* **What you need to do**
Leave out the pictures and print only the lines from the one with "Clone this chart in seaborn and matplotlib." through the one with "a_out = [[1, 10, 11, 22, 25, 30]]", exactly as they are.

* **Data for the task**
::::

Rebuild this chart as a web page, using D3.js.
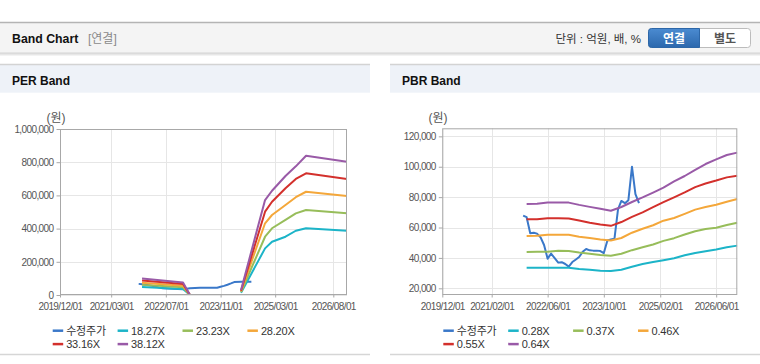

::::

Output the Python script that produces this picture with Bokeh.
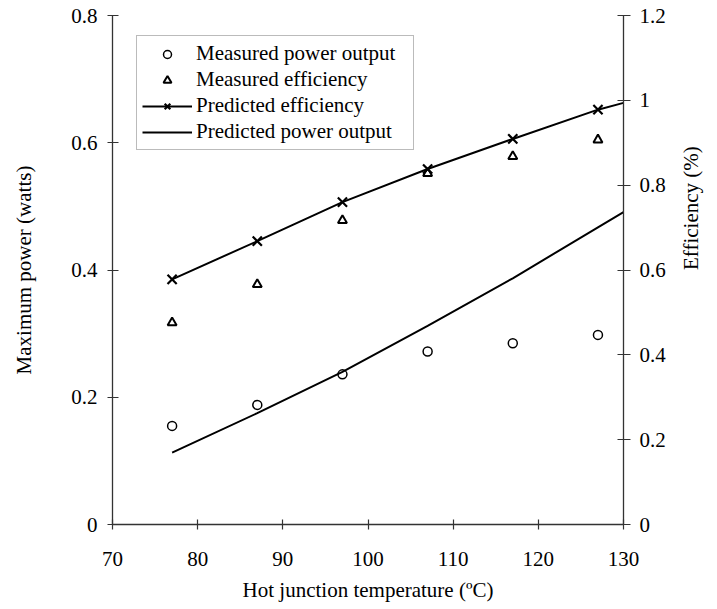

::::

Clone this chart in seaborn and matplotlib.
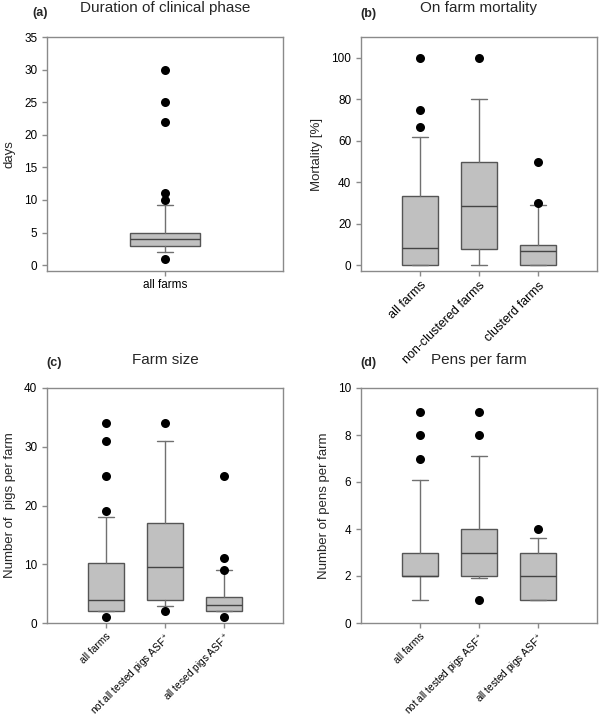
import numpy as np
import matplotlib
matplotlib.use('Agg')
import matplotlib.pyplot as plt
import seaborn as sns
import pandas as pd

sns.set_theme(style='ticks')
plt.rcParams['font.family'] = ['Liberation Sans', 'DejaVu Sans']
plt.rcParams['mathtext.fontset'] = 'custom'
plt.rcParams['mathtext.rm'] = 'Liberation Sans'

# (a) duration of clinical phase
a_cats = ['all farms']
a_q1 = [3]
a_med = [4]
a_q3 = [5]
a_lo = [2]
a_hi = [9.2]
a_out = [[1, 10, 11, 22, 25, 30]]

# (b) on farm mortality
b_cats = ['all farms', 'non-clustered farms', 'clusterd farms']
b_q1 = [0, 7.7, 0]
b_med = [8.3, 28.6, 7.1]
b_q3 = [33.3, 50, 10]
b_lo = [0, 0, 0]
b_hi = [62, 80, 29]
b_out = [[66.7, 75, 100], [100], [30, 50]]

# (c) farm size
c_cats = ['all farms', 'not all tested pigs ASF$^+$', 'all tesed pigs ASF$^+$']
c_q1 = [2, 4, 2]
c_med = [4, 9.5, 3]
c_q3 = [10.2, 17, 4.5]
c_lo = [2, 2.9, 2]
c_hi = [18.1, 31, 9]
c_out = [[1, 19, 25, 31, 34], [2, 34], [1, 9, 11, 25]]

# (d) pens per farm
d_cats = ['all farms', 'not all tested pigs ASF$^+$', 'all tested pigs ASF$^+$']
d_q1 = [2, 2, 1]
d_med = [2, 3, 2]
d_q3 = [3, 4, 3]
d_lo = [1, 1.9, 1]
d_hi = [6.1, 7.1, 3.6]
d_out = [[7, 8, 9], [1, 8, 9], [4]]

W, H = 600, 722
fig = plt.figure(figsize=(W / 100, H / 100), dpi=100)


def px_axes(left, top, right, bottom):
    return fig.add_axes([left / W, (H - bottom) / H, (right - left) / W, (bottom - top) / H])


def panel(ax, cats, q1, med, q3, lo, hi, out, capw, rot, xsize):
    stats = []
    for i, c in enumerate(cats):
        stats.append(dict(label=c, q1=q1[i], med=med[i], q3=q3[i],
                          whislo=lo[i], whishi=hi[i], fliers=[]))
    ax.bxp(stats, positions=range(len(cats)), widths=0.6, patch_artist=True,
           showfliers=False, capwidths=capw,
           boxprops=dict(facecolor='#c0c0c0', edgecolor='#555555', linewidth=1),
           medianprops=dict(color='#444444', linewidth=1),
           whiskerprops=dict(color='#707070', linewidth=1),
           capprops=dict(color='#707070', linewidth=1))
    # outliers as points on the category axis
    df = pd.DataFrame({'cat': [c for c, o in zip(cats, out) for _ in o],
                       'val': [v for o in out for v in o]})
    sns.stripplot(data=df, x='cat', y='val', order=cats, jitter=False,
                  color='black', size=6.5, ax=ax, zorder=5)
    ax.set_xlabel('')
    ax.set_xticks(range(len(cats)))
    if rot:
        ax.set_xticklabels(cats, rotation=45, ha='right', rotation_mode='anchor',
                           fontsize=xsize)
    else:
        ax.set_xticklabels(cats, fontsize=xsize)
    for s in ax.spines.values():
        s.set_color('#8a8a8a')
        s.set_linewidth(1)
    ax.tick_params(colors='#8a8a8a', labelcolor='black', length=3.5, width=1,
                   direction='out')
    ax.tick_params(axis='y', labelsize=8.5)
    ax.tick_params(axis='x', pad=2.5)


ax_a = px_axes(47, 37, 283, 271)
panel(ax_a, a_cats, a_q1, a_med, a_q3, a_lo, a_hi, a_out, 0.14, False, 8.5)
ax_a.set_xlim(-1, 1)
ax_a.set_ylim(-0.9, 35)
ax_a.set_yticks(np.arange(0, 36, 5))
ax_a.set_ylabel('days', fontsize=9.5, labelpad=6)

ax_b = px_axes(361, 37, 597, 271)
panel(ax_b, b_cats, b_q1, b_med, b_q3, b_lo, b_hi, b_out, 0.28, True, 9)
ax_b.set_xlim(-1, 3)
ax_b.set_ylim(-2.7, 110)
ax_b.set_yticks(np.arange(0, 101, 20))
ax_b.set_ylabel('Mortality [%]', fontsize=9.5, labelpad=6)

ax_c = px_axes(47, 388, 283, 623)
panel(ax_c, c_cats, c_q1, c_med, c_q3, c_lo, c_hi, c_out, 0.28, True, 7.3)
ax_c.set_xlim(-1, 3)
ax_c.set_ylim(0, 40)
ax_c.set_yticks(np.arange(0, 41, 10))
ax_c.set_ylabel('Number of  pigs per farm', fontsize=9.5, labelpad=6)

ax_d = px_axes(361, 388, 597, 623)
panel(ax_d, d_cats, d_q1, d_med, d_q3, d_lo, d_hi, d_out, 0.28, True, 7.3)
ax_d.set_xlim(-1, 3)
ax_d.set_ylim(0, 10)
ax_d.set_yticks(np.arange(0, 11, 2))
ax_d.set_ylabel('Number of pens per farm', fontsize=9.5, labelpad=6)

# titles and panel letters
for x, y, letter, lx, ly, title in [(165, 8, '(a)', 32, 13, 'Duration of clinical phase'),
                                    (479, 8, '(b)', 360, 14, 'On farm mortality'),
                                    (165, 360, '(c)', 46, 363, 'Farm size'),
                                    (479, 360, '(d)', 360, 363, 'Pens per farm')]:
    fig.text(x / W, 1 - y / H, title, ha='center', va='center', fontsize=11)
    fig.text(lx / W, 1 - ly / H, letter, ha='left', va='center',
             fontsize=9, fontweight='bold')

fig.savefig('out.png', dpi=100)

::::

* **Finished task**
Clone this chart in seaborn and matplotlib.
import numpy as np
import matplotlib
matplotlib.use('Agg')
import matplotlib.pyplot as plt
import seaborn as sns
import pandas as pd

sns.set_theme(style='ticks')
plt.rcParams['font.family'] = ['Liberation Sans', 'DejaVu Sans']
plt.rcParams['mathtext.fontset'] = 'custom'
plt.rcParams['mathtext.rm'] = 'Liberation Sans'

# (a) duration of clinical phase
a_cats = ['all farms']
a_q1 = [3]
a_med = [4]
a_q3 = [5]
a_lo = [2]
a_hi = [9.2]
a_out = [[1, 10, 11, 22, 25, 30]]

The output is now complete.